Calhoun again on the fence about returning to coach

By Matt Norlander | CBSSports.com
Calhoun, right, with UConn assistant Kevin Ollie, who Calhoun wants to succeed him as Huskies coach. (US Presswire)

It will not be NCAA punishment or internal pressure from his school that will force Jim Calhoun out of his post at Connecticut. As many have speculated and/or feared for years, his body could be the decider.

Calhoun fractured his left hip after a bike-ride spill in early August. That injury is healing, but it's again caused the Hall-of-Fame coach to look at his own mortality and ponder whether it's worth it, again, to go forward and coach this team for another season. Let us remember: UConn is not even eligible to play in the 2013 postseason due to punishments stemming from poor APR scores.

How's his life right now? Apparently, the 70-year-old Calhoun is not even well enough to use a cane at this point, let alone have it there to help him walk. It's only natural for Calhoun to wonder if he should, could or can coach at the passionate and demanding level he has for decades, especially when he can barely even get about.

Rehab and health worries aside, the point is, here we are, again, heading toward another season with Calhoun putting his program, school and the state of Connecticut a few feet off the ground and letting all twist with the gust that comes from his gut.

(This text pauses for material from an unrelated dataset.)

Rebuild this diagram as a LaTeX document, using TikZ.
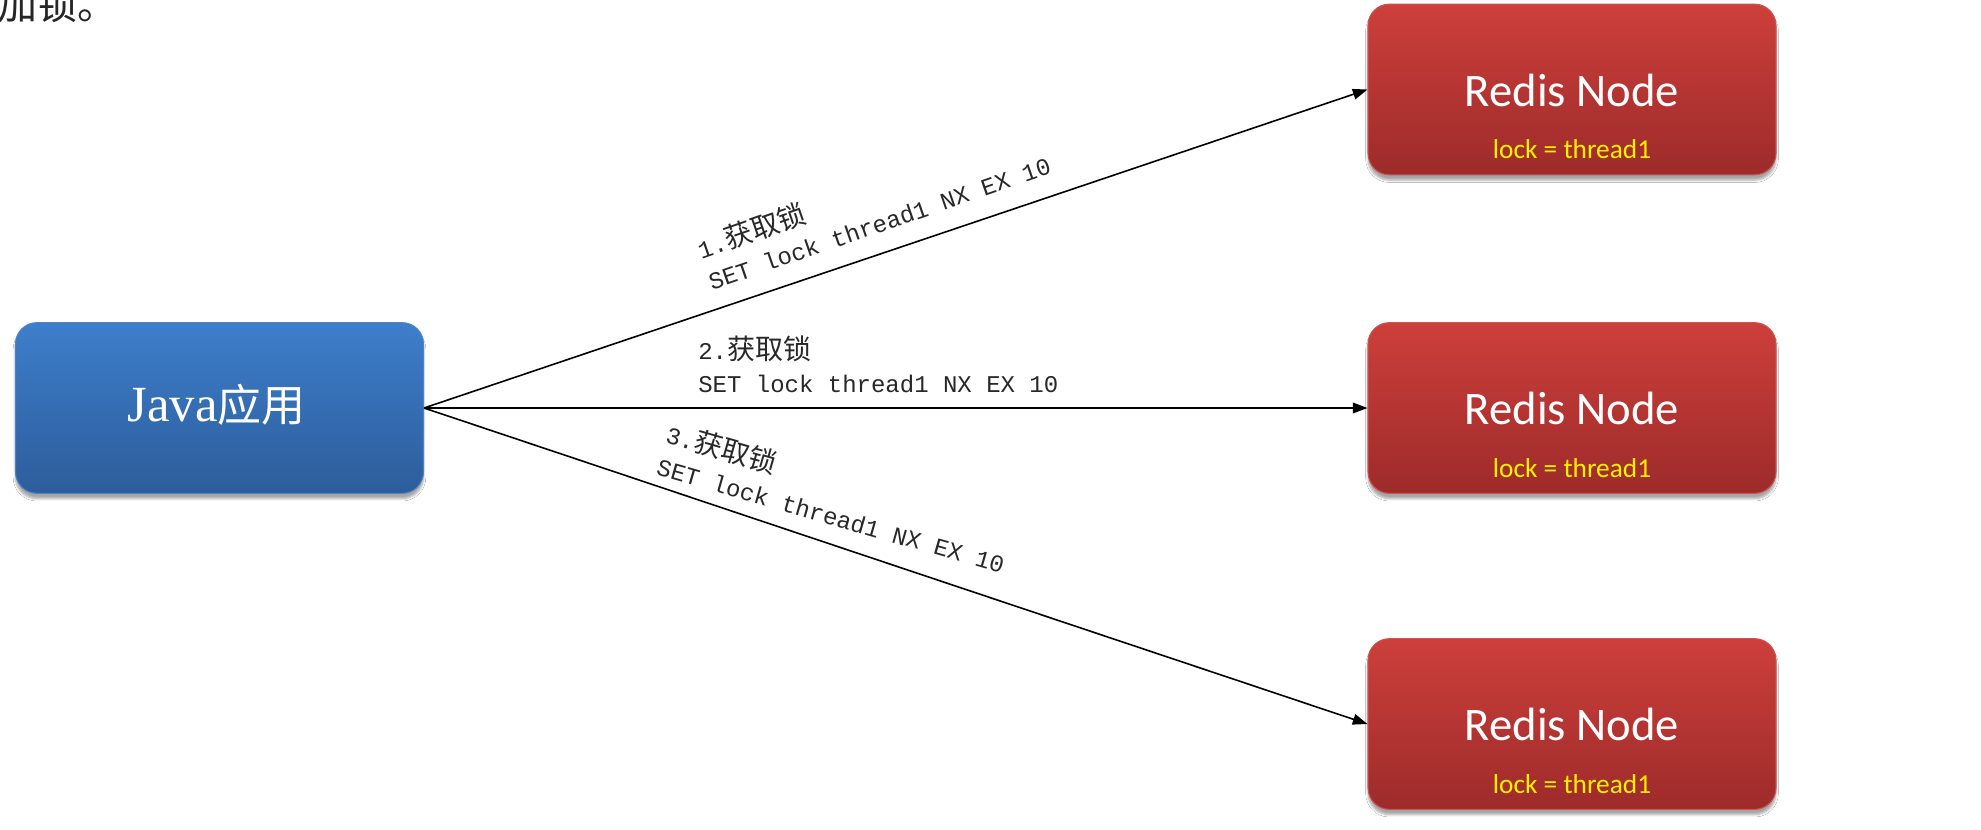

In an interview with SI.com, Calhoun said he expects to make a decision on his coaching future in the next two weeks. So this isn't going to be a situation like last year, then? Calhoun indicated in May of 2011 that he'd make a decision by June if he'd coach the team for the 2011-12 season. That announcement never came. Once Andre Drummond tweeted -- completely out of the blue -- that he'd be attending UConn, Calhoun's future for the upcoming season was flatly determined, and even before then everyone shrugged their shoulders and assumed no news was good news, as it were.

When Calhoun was on the recruiting trail in July, I and most others assumed he was certainly on the way back. I mean, he was still grinding it out in Las Vegas gyms, scoping out targets for UConn's next good recruiting class. But the bike accident clearly changed things.

Here's what Calhoun had to say to SI.com on Thursday:

"I would be very, very surprised if I didn't have something to say within the next two weeks,'' he said as he talks more about the past than the future. Calhoun said he has not decided whether or not to retire, but he sounds like he might be ready to step away. Although the competitive part of him thinks he could coach for another two years, the practical side realizes that this might be time.

...

Calhoun says he has waffled on his decision on whether or not to return for months. "Depends on how I feel sometimes," he said. "But I'm very close to knowing. I'm just going to wake up one morning and I will know what is the right thing to do. I always said if I ever come here and say, 'Jeez I'm not sure, I will know it's time.'''

The subtext here is Calhoun's power play at work. UConn has a new athletic director in Warde Manuel, who has gone on record to say Calhoun's successor won't necessarily have to come from within the program.

But Calhoun wants current assistant and former UConn player Kevin Ollie to get the job. What better way to arrange that than by leaving so close to the start of the season, giving UConn no other option than to let Ollie take the reins for the upcoming year? It's a cynical way of looking at it, but that's a conversation worth having.

Calhoun has a couple of years left on his contract. He's always been stubborn to a fault -- and to an advantage. It would be surprising to see him not coach this season, in my opinion. Because Calhoun clearly doesn't want to leave the program in a time of need. But if his hip and health are truly too much to battle alongside this team this year? Then stepping away makes sense -- and he almost definitely, in a de facto way, gets to pick his successor.

If he keeps to his word this time, we'll know how serious all this truly is within the next two weeks.